> **Exercise task**: Copy the first line of the entries below and every line after it through the line containing "344.3, WIDTH: 510.7". Do not include pictures.

> **Data shown**:
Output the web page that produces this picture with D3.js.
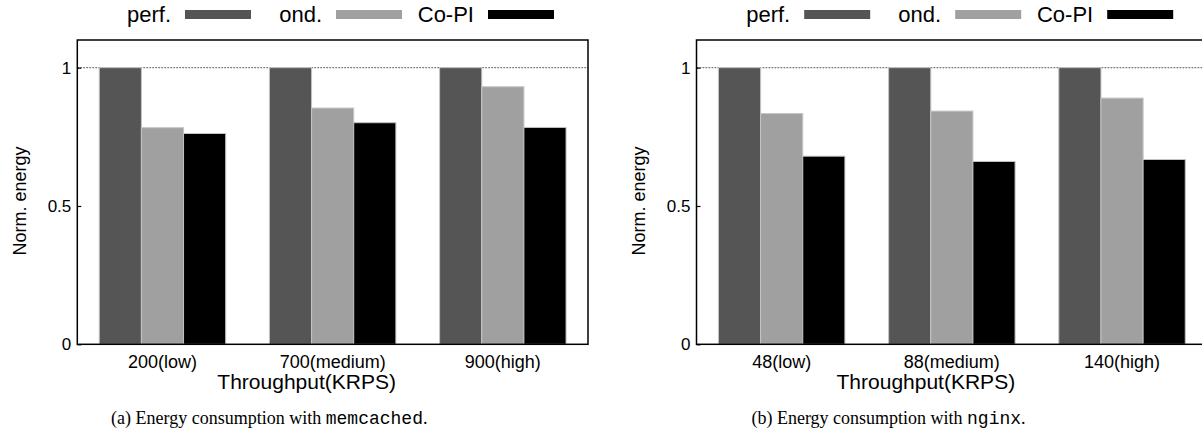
<!DOCTYPE html>
<html>
<head>
<meta charset="utf-8">
<script src="https://cdn.jsdelivr.net/npm/d3@7"></script>
<style>
  body { margin: 0; background: #fff; }
  text { font-family: 'Liberation Sans', Arial, sans-serif; }
</style>
</head>
<body>
<svg width="1202" height="439"></svg>
<script>
const svg = d3.select('svg');

// data
const series = ['perf.', 'ond.', 'Co-PI'];
const colors = ['#555555', '#a0a0a0', '#000000'];
const yTicks = [0, 0.5, 1];

const memcachedLabels = ['200(low)', '700(medium)', '900(high)'];
const memcachedPerf = [1, 1, 1];
const memcachedOnd = [0.783, 0.854, 0.931];
const memcachedCoPI = [0.762, 0.801, 0.784];

const nginxLabels = ['48(low)', '88(medium)', '140(high)'];
const nginxPerf = [1, 1, 1];
const nginxOnd = [0.834, 0.843, 0.890];
const nginxCoPI = [0.680, 0.661, 0.668];

const PLOT = { TOP: 40, BOTTOM: 344.3, WIDTH: 510.7 };

function drawPanel(left, labels, values, captionTag, captionMono) {
  const g = svg.append('g');
  const right = left + PLOT.WIDTH;

  const x = d3.scaleBand()
    .domain(labels)
    .range([left, right])
    .paddingInner(0.257)
    .paddingOuter(0.129);
  const xs = d3.scaleBand()
    .domain(series)
    .range([0, x.bandwidth()]);
  const y = d3.scaleLinear().domain([0, 1.1]).range([PLOT.BOTTOM, PLOT.TOP]);

  // dotted reference line at 1
  g.append('line')
    .attr('x1', left).attr('x2', right)
    .attr('y1', y(1)).attr('y2', y(1))
    .attr('stroke', '#777')
    .attr('stroke-width', 1.2)
    .attr('stroke-dasharray', '1.8,1.2');

  // bars
  labels.forEach((lab, i) => {
    series.forEach((s, j) => {
      const v = values[j][i];
      g.append('rect')
        .attr('x', x(lab) + xs(s))
        .attr('y', y(v))
        .attr('width', xs.bandwidth())
        .attr('height', y(0) - y(v))
        .attr('fill', colors[j])
        .attr('stroke', '#c4c4c4')
        .attr('stroke-width', 1);
    });
  });

  // frame
  g.append('rect')
    .attr('x', left).attr('y', PLOT.TOP)
    .attr('width', PLOT.WIDTH).attr('height', PLOT.BOTTOM - PLOT.TOP)
    .attr('fill', 'none')
    .attr('stroke', '#000')
    .attr('stroke-width', 1.5);

  // y axis (ticks inward)
  const yAxis = g.append('g')
    .attr('transform', `translate(${left},0)`)
    .call(d3.axisRight(y).tickValues(yTicks).tickSize(4).tickFormat(() => ''));
  yAxis.select('.domain').remove();
  yAxis.selectAll('line').attr('stroke-width', 1.2);

  g.selectAll('.ylab')
    .data(yTicks)
    .join('text')
    .attr('x', left - 6)
    .attr('y', d => y(d))
    .attr('dy', '0.35em')
    .attr('text-anchor', 'end')
    .attr('font-size', 17)
    .text(d => d);

  g.append('text')
    .attr('transform', `translate(${left - 58},201) rotate(-90)`)
    .attr('text-anchor', 'middle')
    .attr('dy', '0.35em')
    .attr('font-size', 18)
    .text('Norm. energy');

  // x tick labels
  g.selectAll('.xlab')
    .data(labels)
    .join('text')
    .attr('x', d => x(d) + x.bandwidth() / 2)
    .attr('y', 362)
    .attr('dy', '0.35em')
    .attr('text-anchor', 'middle')
    .attr('font-size', 18)
    .text(d => d);

  g.append('text')
    .attr('x', left + PLOT.WIDTH / 2 - 26)
    .attr('y', 382)
    .attr('dy', '0.35em')
    .attr('text-anchor', 'middle')
    .attr('font-size', 21)
    .text('Throughput(KRPS)');

  // legend
  const swatchX = [185, 336, 488].map(v => v - 77.3 + left);
  series.forEach((s, j) => {
    g.append('rect')
      .attr('x', swatchX[j]).attr('y', 10)
      .attr('width', 66).attr('height', 9)
      .attr('fill', colors[j]);
    g.append('text')
      .attr('x', swatchX[j] - 14)
      .attr('y', 14)
      .attr('dy', '0.35em')
      .attr('text-anchor', 'end')
      .attr('font-size', 22)
      .text(s);
  });

  // caption
  const cap = g.append('text')
    .attr('x', left + 192)
    .attr('y', 418)
    .attr('dy', '0.35em')
    .attr('text-anchor', 'middle')
    .attr('font-size', 18)
    .style('font-family', "'Liberation Serif', 'Times New Roman', serif");
  cap.append('tspan').text(`(${captionTag}) Energy consumption with `);
  cap.append('tspan')
    .style('font-family', "'Liberation Mono', 'Courier New', monospace")
    .text(captionMono);
  cap.append('tspan').text('.');
}

drawPanel(77.3, memcachedLabels, [memcachedPerf, memcachedOnd, memcachedCoPI], 'a', 'memcached');
drawPanel(696.5, nginxLabels, [nginxPerf, nginxOnd, nginxCoPI], 'b', 'nginx');
</script>
</body>
</html>
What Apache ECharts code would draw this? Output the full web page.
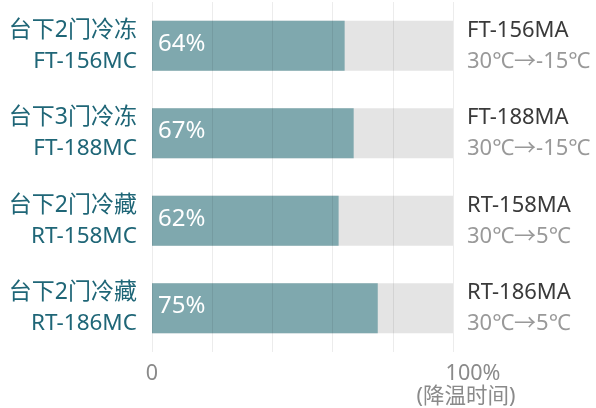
<!DOCTYPE html>
<html>
<head>
<meta charset="utf-8">
<script src="https://cdn.jsdelivr.net/npm/echarts@6/dist/echarts.min.js"></script>
<style>
  html, body { margin: 0; padding: 0; background: #fff; }
  #chart { width: 596px; height: 408px; }
</style>
</head>
<body>
<div id="chart"></div>
<script>
// 数据
var productNames = ["台下2门冷冻", "台下3门冷冻", "台下2门冷藏", "台下2门冷藏"];
var ourModels = ["FT-156MC", "FT-188MC", "RT-158MC", "RT-186MC"];
var rivalModels = ["FT-156MA", "FT-188MA", "RT-158MA", "RT-186MA"];
var tempRanges = ["30℃→-15℃", "30℃→-15℃", "30℃→5℃", "30℃→5℃"];
var percentValues = [64, 67, 62, 75];
var fullValues = [100, 100, 100, 100];
var xTickLabels = { 0: "{z|0}", 100: "{h|100%}\n{s|(降温时间)}" };

var font = "'Noto Sans', 'Noto Sans CJK SC', sans-serif";
var myChart = echarts.init(document.getElementById("chart"));

var option = {
  animation: false,
  textStyle: { fontFamily: font },
  grid: {
    left: 152,
    right: 143,
    top: 2,
    bottom: 56,
    containLabel: false,
  },
  xAxis: {
    type: "value",
    min: 0,
    max: 100,
    interval: 20,
    z: 5,
    axisLine: { show: false },
    axisTick: { show: false },
    splitLine: {
      show: true,
      lineStyle: { color: "rgba(0,0,0,0.075)", width: 1 },
    },
    axisLabel: {
      margin: 10,
      align: "center",
      formatter: function (v) {
        return xTickLabels[v] || "";
      },
      rich: {
        z: { fontFamily: font, fontSize: 21.5, lineHeight: 23, color: "#8a8a8a" },
        h: { fontFamily: font, fontSize: 21.5, lineHeight: 23, color: "#8a8a8a", align: "center", padding: [0, 0, 0, 40] },
        s: { fontFamily: font, fontSize: 21.5, lineHeight: 23, color: "#8a8a8a", align: "center", padding: [0, 0, 0, 26] },
      },
    },
  },
  yAxis: [
    {
      type: "category",
      inverse: true,
      data: productNames,
      axisLine: { show: false },
      axisTick: { show: false },
      axisLabel: {
        margin: 15,
        align: "right",
        formatter: function (v, i) {
          return "{a|" + v + "}\n{b|" + ourModels[i] + "}";
        },
        rich: {
          a: { fontFamily: font, fontSize: 23, lineHeight: 31, color: "#1f6677", align: "right" },
          b: { fontFamily: font, fontSize: 22.5, lineHeight: 31, color: "#1f6677", align: "right" },
        },
      },
    },
    {
      type: "category",
      inverse: true,
      position: "right",
      data: rivalModels,
      axisLine: { show: false },
      axisTick: { show: false },
      axisLabel: {
        margin: 14,
        align: "left",
        formatter: function (v, i) {
          return "{m|" + v + "}\n{t|" + tempRanges[i] + "}";
        },
        rich: {
          m: { fontFamily: font, fontSize: 22, lineHeight: 31, color: "#3a3a3a", align: "left" },
          t: { fontFamily: font, fontSize: 22, lineHeight: 31, color: "#999999", align: "left" },
        },
      },
    },
  ],
  series: [
    {
      type: "bar",
      data: fullValues,
      barWidth: 50,
      barGap: "-100%",
      silent: true,
      itemStyle: { color: "#e4e4e4" },
      z: 1,
    },
    {
      type: "bar",
      data: percentValues,
      barWidth: 50,
      itemStyle: { color: "#7fa8ae" },
      z: 2,
      label: {
        show: true,
        position: "insideLeft",
        offset: [1, -2],
        formatter: "{c}%",
        fontFamily: font,
        fontSize: 24,
        color: "#ffffff",
      },
    },
  ],
};
myChart.setOption(option);
</script>
</body>
</html>
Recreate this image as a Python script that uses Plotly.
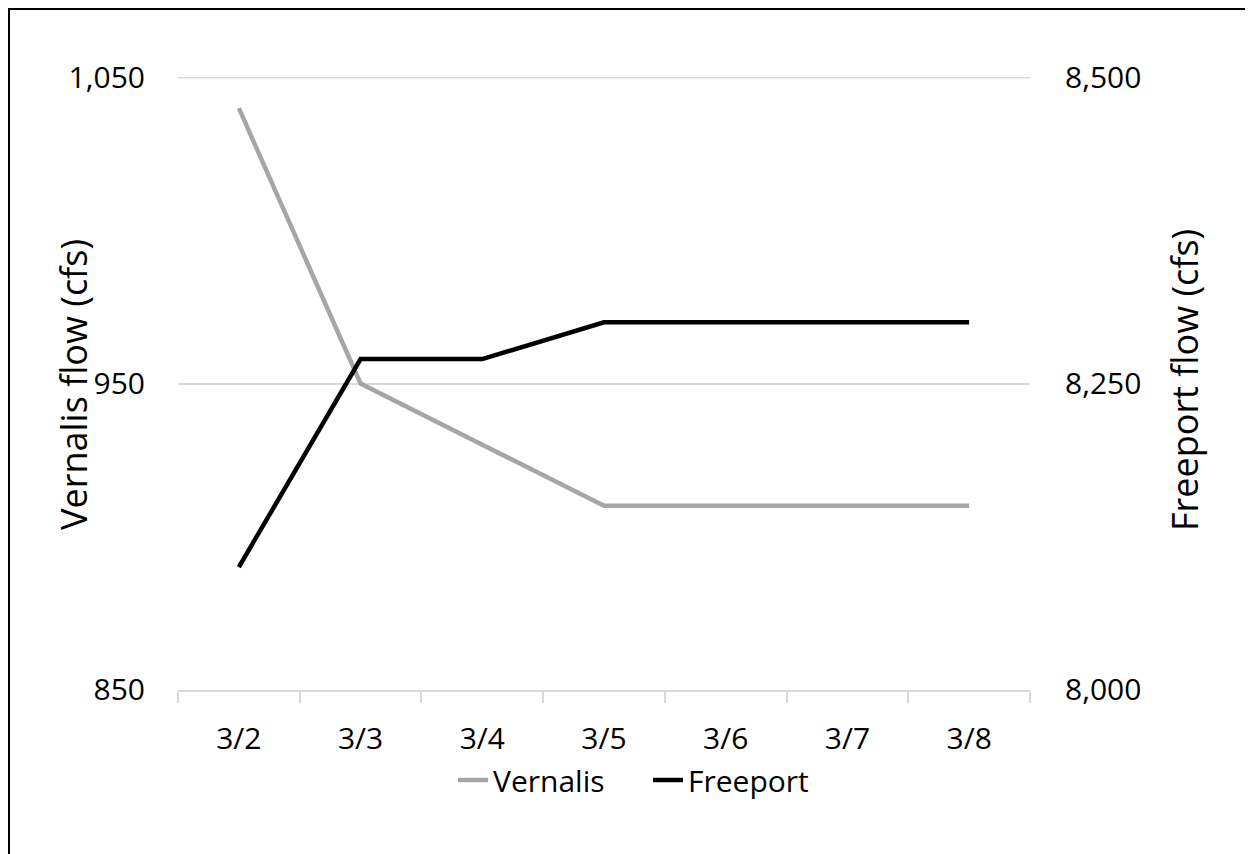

> **Worked solution**:
Output the web page that produces this picture with D3.js.
<!DOCTYPE html>
<html>
<head>
<meta charset="utf-8">
<script src="https://cdn.jsdelivr.net/npm/d3@7"></script>
<style>
  body { margin: 0; background: #fff; }
  text { font-family: 'Liberation Sans', Arial, sans-serif; }
</style>
</head>
<body>
<svg width="1202" height="439"></svg>
<script>
const svg = d3.select('svg');

// data
const series = ['perf.', 'ond.', 'Co-PI'];
const colors = ['#555555', '#a0a0a0', '#000000'];
const yTicks = [0, 0.5, 1];

const memcachedLabels = ['200(low)', '700(medium)', '900(high)'];
const memcachedPerf = [1, 1, 1];
const memcachedOnd = [0.783, 0.854, 0.931];
const memcachedCoPI = [0.762, 0.801, 0.784];

const nginxLabels = ['48(low)', '88(medium)', '140(high)'];
const nginxPerf = [1, 1, 1];
const nginxOnd = [0.834, 0.843, 0.890];
const nginxCoPI = [0.680, 0.661, 0.668];

const PLOT = { TOP: 40, BOTTOM: 344.3, WIDTH: 510.7 };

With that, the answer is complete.